> **Exercise input**

* START *

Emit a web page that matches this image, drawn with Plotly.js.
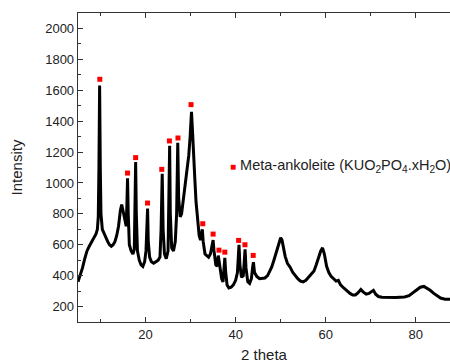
<!DOCTYPE html>
<html>
<head>
<meta charset="utf-8">
<script src="https://cdn.plot.ly/plotly-3.0.1.min.js"></script>
<style>
html,body{margin:0;padding:0;overflow:hidden;background:#fff;}
#chart{width:450px;height:363px;}
</style>
</head>
<body>
<div id="chart"></div>
<script>
// XRD pattern (2 theta, intensity)
const twoTheta = [5.0,5.5,6.0,6.5,7.0,7.5,8.0,8.5,9.0,9.3,9.5,9.65,9.8,9.95,10.1,10.4,10.8,11.2,11.6,12.0,12.4,12.8,13.2,13.6,14.0,14.4,14.7,15.0,15.4,15.7,15.85,16.0,16.15,16.4,16.8,17.2,17.5,17.65,17.8,17.95,18.2,18.6,19.0,19.4,19.8,20.1,20.3,20.45,20.6,20.9,21.3,21.8,22.3,22.8,23.2,23.45,23.7,23.9,24.2,24.6,25.0,25.15,25.35,25.5,25.8,26.2,26.6,26.9,27.15,27.35,27.7,28.0,28.4,28.8,29.2,29.6,29.9,30.2,30.4,30.6,30.9,31.2,31.5,31.9,32.2,32.45,32.6,32.8,33.2,33.6,34.0,34.4,34.8,35.0,35.2,35.6,35.9,36.15,36.3,36.6,36.9,37.2,37.45,37.6,37.8,38.1,38.5,39.0,39.5,40.0,40.4,40.6,40.75,40.95,41.3,41.7,41.95,42.1,42.3,42.7,43.1,43.5,43.8,43.95,44.2,44.7,45.3,45.9,46.5,47.1,47.6,48.0,48.5,49.0,49.5,50.0,50.3,50.7,51.0,51.5,52.1,52.7,53.2,53.8,54.4,55.0,55.6,56.2,56.8,57.4,57.9,58.4,58.9,59.3,59.7,60.2,60.7,61.2,61.8,62.3,62.8,63.3,64.0,64.7,65.4,66.0,66.6,67.2,67.8,68.3,69.0,69.6,70.2,70.6,71.1,71.7,72.5,73.5,74.5,75.5,76.5,77.5,78.5,79.5,80.3,81.0,81.8,82.5,83.2,84.0,84.7,85.5,86.5,87.7];
const intensity = [360,400,450,510,560,590,620,650,670,700,780,1100,1630,1100,800,700,670,640,620,600,590,600,620,660,720,820,860,820,760,720,850,1030,800,600,560,540,570,800,1135,800,560,500,470,460,490,560,750,835,620,520,490,480,490,500,520,700,1060,700,540,510,560,800,1240,800,580,560,620,800,1260,900,780,800,890,980,1060,1180,1300,1460,1350,1200,1050,880,780,660,630,690,700,620,540,530,520,540,600,630,560,470,460,530,500,420,380,360,480,515,420,340,320,325,340,370,420,560,600,470,390,400,560,570,450,360,350,380,460,487,420,395,380,385,385,400,430,455,500,550,600,645,630,570,525,480,455,420,400,380,365,360,370,390,410,430,470,520,560,580,540,460,420,395,380,365,370,340,320,300,285,275,275,290,310,295,280,285,300,305,280,265,260,258,260,258,260,262,270,290,310,325,330,320,305,285,270,255,248,248];

// Meta-ankoleite reflection markers
const markerX = [9.84,16.0,17.8,20.44,23.6,25.3,27.2,30.1,32.7,35.0,36.3,37.6,40.67,42.07,43.9];
const markerY = [1671,1064,1164,870,1088,1272,1291,1507,736,669,565,552,628,600,531];

const legendName = 'Meta-ankoleite (KUO<sub>2</sub>PO<sub>4</sub>.xH<sub>2</sub>O)';

const xTitle = '2 theta';
const yTitle = 'Intensity';

const traces = [
  {
    x: twoTheta, y: intensity, type: 'scatter', mode: 'lines',
    line: {color: '#000000', width: 3},
    showlegend: false, hoverinfo: 'skip'
  },
  {
    x: markerX, y: markerY, type: 'scatter', mode: 'markers',
    marker: {symbol: 'square', color: '#ff0000', size: 5},
    name: legendName, showlegend: false
  }
];

const fam = 'Liberation Sans, Arial, sans-serif';
const axisFont = {family: fam, size: 13, color: '#222'};

const layout = {
  width: 450, height: 363,
  margin: {l: 78, r: 0, t: 13, b: 41},
  paper_bgcolor: '#ffffff', plot_bgcolor: '#ffffff',
  font: axisFont,
  xaxis: {
    range: [5, 87.6], tick0: 0, dtick: 20,
    ticks: 'inside', ticklen: 5, tickcolor: '#333', tickwidth: 1,
    minor: {dtick: 10, ticks: 'inside', ticklen: 3, tickcolor: '#333'},
    showline: true, linecolor: '#333', linewidth: 1.3, mirror: 'ticks',
    showgrid: false, zeroline: false,
    tickfont: axisFont,
    title: {text: xTitle, font: {family: fam, size: 15, color: '#222'}, standoff: 12}
  },
  yaxis: {
    range: [100, 2100], tick0: 0, dtick: 200,
    ticks: 'inside', ticklen: 5, tickcolor: '#333', tickwidth: 1,
    minor: {dtick: 100, ticks: 'inside', ticklen: 3, tickcolor: '#333'},
    showline: true, linecolor: '#333', linewidth: 1.3, mirror: false,
    showgrid: false, zeroline: false,
    tickfont: axisFont,
    title: {text: yTitle, font: {family: fam, size: 15, color: '#222'}, standoff: 19}
  },
  showlegend: false,
  annotations: [{
    xref: 'paper', yref: 'paper', x: 0.403, y: 0.505,
    xanchor: 'left', yanchor: 'middle', showarrow: false, align: 'left',
    text: '<span style="color:#ff0000;font-size:10px">■</span> ' + legendName,
    font: {family: fam, size: 14.5, color: '#222'}
  }]
};

Plotly.newPlot('chart', traces, layout, {displayModeBar: false, staticPlot: true});
</script>
</body>
</html>
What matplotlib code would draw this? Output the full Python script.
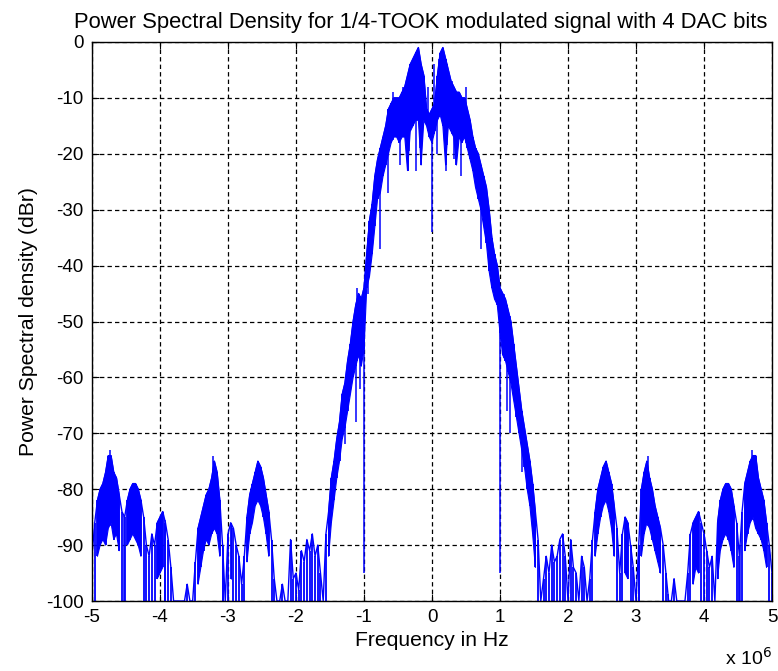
import numpy as np
import matplotlib
matplotlib.use("Agg")
import matplotlib.pyplot as plt

title = "Power Spectral Density for 1/4-TOOK modulated signal with 4 DAC bits"
xlabel = "Frequency in Hz"
ylabel = "Power Spectral density (dBr)"
xticks_mhz = [-5, -4, -3, -2, -1, 0, 1, 2, 3, 4, 5]
yticks_db = [0, -10, -20, -30, -40, -50, -60, -70, -80, -90, -100]

# Per-bin max / min of the PSD (dBr), bins every 0.04 MHz from -5 MHz to +5 MHz
# (a min of -100 means the trace drops to the bottom of the plot in that bin)
left_hi = [
    -92, -86, -82, -80, -79, -77, -74, -74, -77, -78,
    -81, -84, -85, -82, -80, -79, -79, -80, -82, -85,
    -90, -92, -88, -90, -86, -85, -84, -86, -89, -94,
    -100, -100, -100, -100, -100, -97, -100, -100, -93, -87,
    -85, -83, -81, -80, -78, -75, -77, -82, -90, -100,
    -88, -86, -87, -90, -92, -97, -92, -85, -81, -79,
    -77, -75, -76, -78, -81, -84, -89, -96, -100, -100,
    -97, -100, -100, -89, -96, -95, -98, -91, -93, -89,
    -91, -88, -92, -90, -95, -100,
]
left_lo = [
    -100, -100, -92, -90, -89, -90, -87, -86, -89, -88,
    -91, -100, -100, -90, -89, -88, -89, -90, -92, -100,
    -100, -100, -100, -100, -96, -95, -94, -100, -100, -100,
    -100, -100, -100, -100, -100, -100, -100, -100, -100, -97,
    -94, -91, -89, -90, -88, -87, -88, -92, -100, -100,
    -100, -96, -100, -100, -100, -100, -100, -93, -88, -86,
    -83, -82, -83, -85, -88, -92, -100, -100, -100, -100,
    -100, -100, -100, -100, -100, -100, -100, -100, -100, -100,
    -100, -100, -100, -100, -100, -100,
]
main_hi = [
    -88, -84, -78, -75, -71, -68, -63, -61, -57, -54,
    -50, -47, -45, -46, -44, -38, -32, -29, -24, -21,
    -19, -17, -15, -12, -11, -10, -10, -10, -9, -8,
    -6, -4, -3, -2, -1, -4, -6, -12, -13, -12,
    -11, -6, -2, -1, -3, -5, -7, -8, -9, -9,
    -10, -10, -12, -14, -17, -19, -20, -22, -24, -26,
    -30, -35, -38, -40, -44, -45, -46, -48, -50, -54,
    -58, -62, -66, -69, -72, -75, -79, -84, -89,
]
main_lo = [
    -100, -92, -86, -82, -78, -75, -71, -69, -66, -63,
    -60, -58, -56, -58, -55, -44, -42, -38, -33, -28,
    -27, -24, -22, -20, -18, -17, -17, -18, -17, -17,
    -23, -16, -15, -14, -14, -22, -14, -15, -17, -18,
    -16, -14, -13, -15, -22, -15, -16, -17, -22, -17,
    -18, -17, -19, -21, -23, -26, -28, -30, -33, -36,
    -41, -44, -46, -47, -52, -56, -57, -59, -61, -64,
    -67, -70, -73, -76, -80, -83, -88, -94, -100,
]
right_hi = [
    -100, -96, -92, -95, -90, -93, -92, -89, -88, -92,
    -100, -89, -94, -95, -100, -92, -94, -100, -96, -89,
    -84, -80, -78, -76, -75, -77, -79, -83, -87, -95,
    -88, -85, -86, -90, -94, -100, -90, -80, -77, -75,
    -78, -80, -83, -85, -87, -90, -95, -100, -100, -96,
    -100, -100, -100, -100, -95, -88, -86, -85, -84, -86,
    -88, -91, -94, -92, -100, -86, -82, -80, -79, -79,
    -80, -83, -86, -92, -84, -79, -77, -75, -74, -74,
    -78, -80, -82, -86, -90, -95,
]
right_lo = [
    -100, -100, -100, -100, -100, -100, -100, -100, -100, -100,
    -100, -100, -100, -100, -100, -100, -100, -100, -100, -100,
    -92, -88, -85, -83, -82, -84, -87, -92, -100, -100,
    -100, -95, -96, -100, -100, -100, -100, -92, -88, -86,
    -87, -89, -91, -93, -95, -100, -100, -100, -100, -100,
    -100, -100, -100, -100, -100, -100, -97, -94, -95, -100,
    -100, -100, -100, -100, -100, -96, -91, -89, -88, -89,
    -91, -94, -100, -100, -100, -91, -88, -86, -85, -87,
    -88, -89, -91, -94, -100, -100,
]
# narrow notches / spurs of the trace beyond the band
notch_freq_mhz = [-1.0, 0.0, 1.0, -0.94, -0.76, -0.64, -0.47, -0.36, -0.23, -0.17,
                  0.08, 0.20, 0.33, 0.43, 0.72, 0.90, -1.06, -1.12, 1.10, 1.14,
                  -1.28, 1.32, -4.53, -3.93, -3.07, 3.04, 3.47, 4.53]
notch_floor_db = [-95, -34, -95, -45, -37, -27, -22, -23, -23, -19,
                  -20, -23, -21, -24, -37, -44, -62, -68, -66, -70,
                  -72, -77, -100, -100, -100, -100, -100, -100]
peak_freq_mhz = [-0.42, -0.34, -0.26, -0.14, -0.06, 0.03, 0.10, 0.22, 0.30,
                 -0.58, 0.50, -1.10, 1.06, -4.74, -3.22, 3.18, 4.70]
peak_top_db = [-8, -6, -3, -5, -8, -4, -3, -4, -7,
               -9, -8, -44, -45, -73, -74, -74, -73]

psd_hi = np.array(left_hi + main_hi + right_hi, dtype=float)
psd_lo = np.array(left_lo + main_lo + right_lo, dtype=float)
freq_hz = np.linspace(-5e6, 5e6, len(psd_hi))

blue = '#0000ff'
plt.rcParams['font.family'] = ['Liberation Sans', 'DejaVu Sans']
fig = plt.figure(figsize=(7.78, 6.71), dpi=100)
ax = fig.add_axes([92/778, 1-601/671, (772-92)/778, (601-42)/671])

ax.fill_between(freq_hz, psd_lo, psd_hi, where=psd_lo > -100,
                color=blue, linewidth=0.8, edgecolor=blue, zorder=3)
ax.vlines(freq_hz, psd_lo, psd_hi, color=blue, linewidth=1.3, zorder=3)
ax.plot(freq_hz, psd_hi, color=blue, linewidth=1.0, zorder=3)
nf = np.array(notch_freq_mhz) * 1e6
ax.vlines(nf, notch_floor_db, np.interp(nf, freq_hz, psd_hi),
          color=blue, linewidth=1.1, zorder=3)
pf = np.array(peak_freq_mhz) * 1e6
ax.vlines(pf, np.interp(pf, freq_hz, psd_lo), peak_top_db,
          color=blue, linewidth=1.1, zorder=3)

ax.set_xlim(-5e6, 5e6)
ax.set_ylim(-100, 0)
ax.set_xticks([v*1e6 for v in xticks_mhz])
ax.set_xticklabels([str(v) for v in xticks_mhz])
ax.set_yticks(yticks_db)
ax.set_yticklabels([str(v) for v in yticks_db])
ax.grid(True, color='black', linestyle=(0, (3.5, 2.5)), linewidth=0.9, zorder=1)
ax.set_axisbelow(True)
ax.tick_params(direction='in', length=5, width=0.8, labelsize=13.5, pad=6,
               top=True, right=True, colors='black')
for s in ax.spines.values():
    s.set_linewidth(1.0)
    s.set_zorder(4)
ax.set_title(title, fontsize=15.8, pad=10, x=(421-92)/680)
ax.set_xlabel(xlabel, fontsize=15.2, labelpad=3)
ax.set_ylabel(ylabel, fontsize=15.2, labelpad=6)
fig.text(725/778, 1-658/671, r"x 10$^{6}$", fontsize=14, va='center')

fig.savefig("out.png", dpi=100)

* END *

> **Aim**
Look over the material above and show each line where "this" appears.

> **Result below**
Emit a web page that matches this image, drawn with Plotly.js.
What matplotlib code would draw this? Output the full Python script.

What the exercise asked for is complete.